Позднее, уже, будучи английским королем, Яков I, как считается, изменил свое практическое отношение к теме ведовства на прямо противоположное. Его скепсис впервые проявился в делах об одержимости, например, в деле Анны Гюнтер в 1605 году[886]. Ранее король заинтересовался делом Марии Гловер, но не принял активного участия в нем. Впоследствии он проявлял интерес ко многим судебным расследованиям ведовства, например, к Ланкаширским процессам 1612 года и Стаффордширским процессам 1620 года, обвинения на которых были признаны фальсифицированными. В 1616 году Яков I также принял участие в разоблачении печально знаменитого Лестерского мошенника-подростка, добившегося казни девяти и тюремного заключения шести женщин посредством симулирования демонической одержимости.
Несмотря на приведенные выше широко известные факты, Стюарт Кларк убежден, что «не существует каких-либо серьезных доказательств того, что Яков I когда-либо менял свое мнение относительно базовых канонов своей демонологической теории, особенно в отношении возможности договора с дьяволом»[887]. Историк полагает, что «король был не более скептичен в отношении ведовства в 1610-е годы, чем в 1590-е годы», и «радикального изменения его взглядов», о котором писал Р. Тревор-Рупер не произошло. Почти полное отсутствие интереса Якова I к ведовству в Англии (в том смысле, в каком это было в Шотландии), отмечавшееся у него после 1603 года, Стюарт Кларк объясняет не личной позицией короля, а специфическими английскими условиями, не располагающими к этому. По его мнению, полного заимствования континентальных идей совершенно не могло произойти в Англии по той причине, что суды там были «более ответственны», «использование настоящих пыток — более редким», а «обвинения часто сводились к простому malificium, скорее включающему идею о зооморфных домашних духах, чем посещение шабаша и другие сенсационные поступки»[888]. Кроме того, такой важный государственный институт, как Церковь Англии, вел войну отнюдь не против ведьм, как это было характерно для континентальных церквей, а против распространившихся экзорцистов. В этом смысле показательно, что сразу после вступления Якова I на английский престол ему было представлено интеллектуальное разоблачение практик изгнания дьявола, написанное одним из наиболее ярых противников этой церковной процедуры, Самюэлем Харснеттом[889]. Стюарт Кларк также считает, что некоторые авторитетные английские демонологи были значительно более широких взглядов, чем это принято считать.
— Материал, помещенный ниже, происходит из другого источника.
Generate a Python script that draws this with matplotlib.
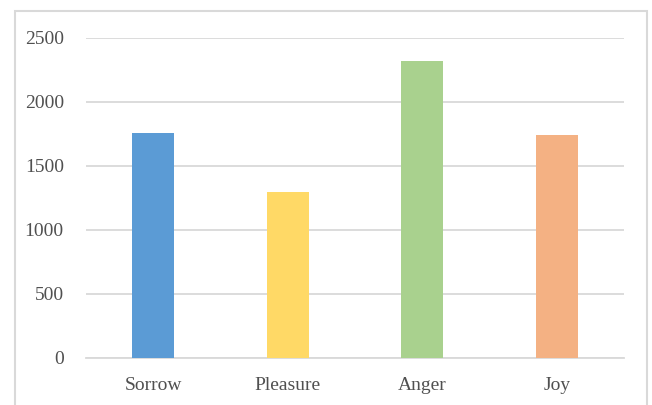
import matplotlib
matplotlib.use("Agg")
import matplotlib.pyplot as plt
from matplotlib.patches import Rectangle

categories = ["Sorrow", "Pleasure", "Anger", "Joy"]
values = [1755, 1298, 2315, 1741]
colors = ["#5B9BD5", "#FFD966", "#A9D18E", "#F4B183"]
yticks = [0, 500, 1000, 1500, 2000, 2500]

plt.rcParams['font.family'] = ['Liberation Serif', 'DejaVu Serif']

fig = plt.figure(figsize=(6.52, 4.05), dpi=100)
ax = fig.add_axes([86/652, 1-358/405, (624-86)/652, (358-37.5)/405])

x = range(len(categories))
ax.bar(x, values, width=0.31, color=colors, zorder=3)
ax.set_xlim(-0.5, len(categories)-0.5)
ax.set_ylim(0, 2500)
ax.set_yticks(yticks)
ax.set_yticklabels([str(v) for v in yticks])
ax.set_xticks(list(x))
ax.set_xticklabels(categories)
ax.grid(axis='y', color='#D9D9D9', linewidth=1.3, zorder=0)
for s in ['top', 'right', 'left']:
    ax.spines[s].set_visible(False)
ax.spines['bottom'].set_color('#D9D9D9')
ax.spines['bottom'].set_linewidth(1.3)
ax.tick_params(axis='both', length=0, labelsize=14, colors='#505050')
ax.tick_params(axis='y', pad=16)
ax.tick_params(axis='x', pad=14)

fig.patches.append(Rectangle((15/652, -0.1), (647-15)/652, 1.1 - 11/405,
                             transform=fig.transFigure, fill=False,
                             edgecolor='#D9D9D9', linewidth=1.5, clip_on=False))

fig.savefig("out.png", dpi=100)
Он убежден, что кроме «абсолютного скептика» Реджинальда Скота, протесты против ведовских судов высказывали Джордж Гиффорд, Котта Джон и даже Уильям Перкинс[890]. В результате историк пришел к выводу, что «в такой атмосфере навязчивый страх ведовства и магии принял в Англии абсолютно уникальные пропорции, не свойственные где-либо еще» [891].
Совершенно отрицая традиционно приписываемую королю роль в английской «охоте на ведьм», Стюарт Кларк считает отношение короля к демонам и изменения его позиции по отношению к вопросу ведовства и ведьм после 1603 года тем, что его «позиция „охотника против ведьм“ была обусловлена необходимостью утверждения его политических и религиозных намерений, которые после 1603 года стало возможным утвердить множеством иных способов». «Фактически, — заключает историк, — он нашел практику ведовских преследований весьма удобным инструментом для своих зарождающихся идеалов царствования. В Англии эти идеалы не изменились, они просто нашли альтернативные пути воплощения»[892].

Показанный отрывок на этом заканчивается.